Enquanto vemos, em silêncio enervante, o Sargento William James cortar alguns
fios que podem ser os errados, não conseguimos pensar em outra coisa que não a
iminente explosão. A tensão deixa de vir da câmera que chacoalha como se o
operador sofresse de alguma abstinência tóxica e passa a vir da cena, com a
câmera sendo o olhar privilegiado que temos diante dos momentos de maior
impacto. Por isso é notável a habilidade de estrategista de Bigelow, que se
apropria, logo no início, do princípio que Cronenberg aperfeiçoou em Scanners – uma cabeça explode nos primeiros minutos, fazendo com que fiquemos tensos
sempre que os scanners do título entram em ação. Em Guerra ao Terror,
acompanhamos uma detonação por celular ainda no prólogo. É uma explosão
bárbara, em câmera lenta, impressionante em seu balé de pedras e estilhaços
pelo ar. Uma explosão certamente inesquecível pelo espectador envolvido já
naquele momento. Tal envolvimento, por sinal, é mais um sinal da habilidade da
diretora em controlar tensões. Pessoa alguma ficaria indiferente aos gritos
desesperados para que um iraquiano largue o celular. Indiferenças combatidas
com precisão, temos um xeque-mate. Essa explosão jamais será esquecida durante
toda a projeção, e a tensão está garantida e amplificada pelos testemunhos
silenciosos de iraquianos, alguns com câmeras ou escondendo as mãos, numa
atmosfera de terror que diz respeito à maneira como os americanos (os soldados,
mas não só) lidam com o desconhecido, o árabe, o iraquiano.
Graças a essa trapaça, Bigelow pode também centrar o drama
no personagem mais suicida e interessante do filme, o já mencionado sargento
James (vivido pelo agora celebrado ator Jeremy Renner), especialista em
desarmar bombas modernas. Em alguns momentos seu drama não corresponde às
imagens trôpegas que vemos na tela. A sensação é de estarmos diante de algum
veículo que passa por uma rua toda esburacada, nossa visão é a mesma de um
motorista em um rally. Sei que é moda filmar assim, e este é um dos raros casos
em que a tremedeira absurda, que privilegia sensações, mas sonega entornos,
descontextualizando a ação do espaço cênico, é justificável. Mas Bigelow
exagera em alguns momentos, tornando a experiência mais nauseante do que
especificamente tensa. É uma ressalva que se pode fazer a Guerra ao Terror.

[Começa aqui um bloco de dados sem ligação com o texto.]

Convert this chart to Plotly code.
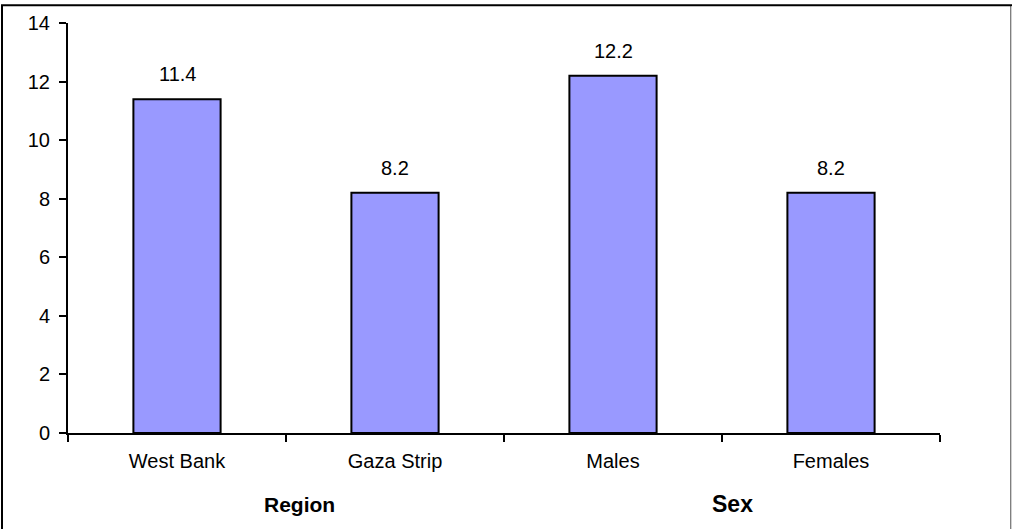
import plotly.graph_objects as go

# values
categories = ["West Bank", "Gaza Strip", "Males", "Females"]
values = [11.4, 8.2, 12.2, 8.2]
value_labels = ["11.4", "8.2", "12.2", "8.2"]
y_ticks = [0, 2, 4, 6, 8, 10, 12, 14]
group_labels = ["Region", "Sex"]

W, H = 1012, 529
L, R, T, B = 68, 72, 19, 96
pw, ph = W - L - R, H - T - B


def px_x(x):
    # pixel -> paper x
    return (x - L) / pw


def px_y(y):
    # pixel -> paper y
    return (H - B - y) / ph


fig = go.Figure(go.Bar(
    x=categories,
    y=values,
    marker=dict(color="#9999ff", line=dict(color="black", width=2)),
    width=0.4,
    hoverinfo="x+y",
))

fig.update_layout(
    width=W, height=H,
    margin=dict(l=L, r=R, t=T, b=B),
    paper_bgcolor="white",
    plot_bgcolor="white",
    font=dict(family="Liberation Sans, Arial, sans-serif", size=20, color="black"),
    showlegend=False,
)

fig.update_yaxes(
    range=[0, 14], tickvals=y_ticks,
    showline=True, linecolor="black", linewidth=2,
    ticks="outside", ticklen=7, tickwidth=2, tickcolor="black",
    ticklabelstandoff=5,
    showgrid=False, zeroline=False,
    tickfont=dict(size=20),
)
fig.update_xaxes(
    showline=True, linecolor="black", linewidth=2,
    ticks="outside", tickson="boundaries", ticklen=7, tickwidth=2, tickcolor="black",
    ticklabelstandoff=9,
    showgrid=False, tickfont=dict(size=20),
)

# value labels sit a little above each bar
for cat, val, lab in zip(categories, values, value_labels):
    fig.add_annotation(x=cat, y=val, text=lab, showarrow=False,
                       yanchor="bottom", yshift=12, font=dict(size=20))

# group labels under the category axis
fig.add_annotation(text="<b>" + group_labels[0] + "</b>", x=px_x(299), y=px_y(505),
                   xref="paper", yref="paper", xanchor="center", yanchor="middle",
                   showarrow=False, font=dict(size=21))
fig.add_annotation(text="<b>" + group_labels[1] + "</b>", x=px_x(732), y=px_y(505),
                   xref="paper", yref="paper", xanchor="center", yanchor="middle",
                   showarrow=False, font=dict(size=23))

# chart frame (top and left edges visible, right edge faint)
fig.add_shape(type="rect", xref="paper", yref="paper",
              x0=px_x(2), x1=px_x(1011.5), y0=px_y(540), y1=px_y(1),
              line=dict(color="black", width=2), layer="below")
fig.add_shape(type="line", xref="paper", yref="paper",
              x0=px_x(1011.5), x1=px_x(1011.5), y0=px_y(540), y1=px_y(2),
              line=dict(color="#d0d0d0", width=1))

fig.write_html("out.html", config={"displayModeBar": False},
               post_script="document.body.style.margin='0';")
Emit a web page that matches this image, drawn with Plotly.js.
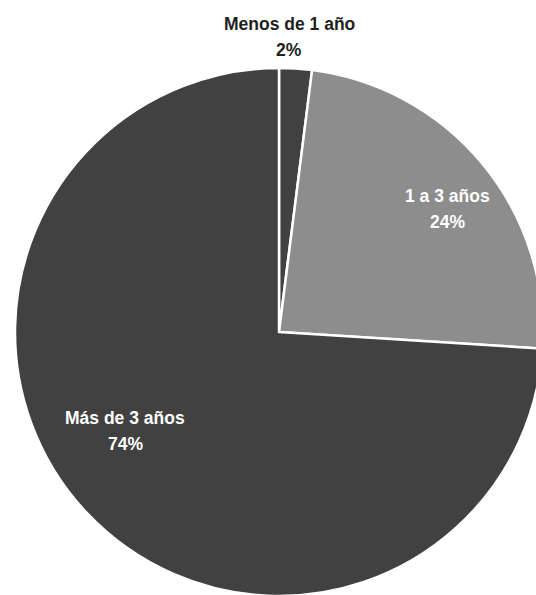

Ressalva a que os detratores não se apegam com firmeza, e que os entusiastas
praticamente ignoram.
Os trunfos, contudo, superam os equívocos – e que o leitor
me perdoe pelo clichê. A opção por seguir o sargento de perto se revela o maior
trunfo após o período de sua patrulha no Iraque, quando acompanhamos seu
retorno ao lar, com mulher e filho pequeno, onde o máximo de emoção a que
parece ser submetido reside na hora de escolher cereais num supermercado (azar
do homem que compra uma mercadoria diferente da que sua mulher pensava) ou de
remover as folhas que entopem as calhas do telhado. É quando faz todo sentido a
frase inicial, que o filme faz questão de assinalar na abertura e no plano
final, plano combatido por muitos como uma ode ao militarismo (o que é uma
tremenda bobagem): "a guerra é uma droga".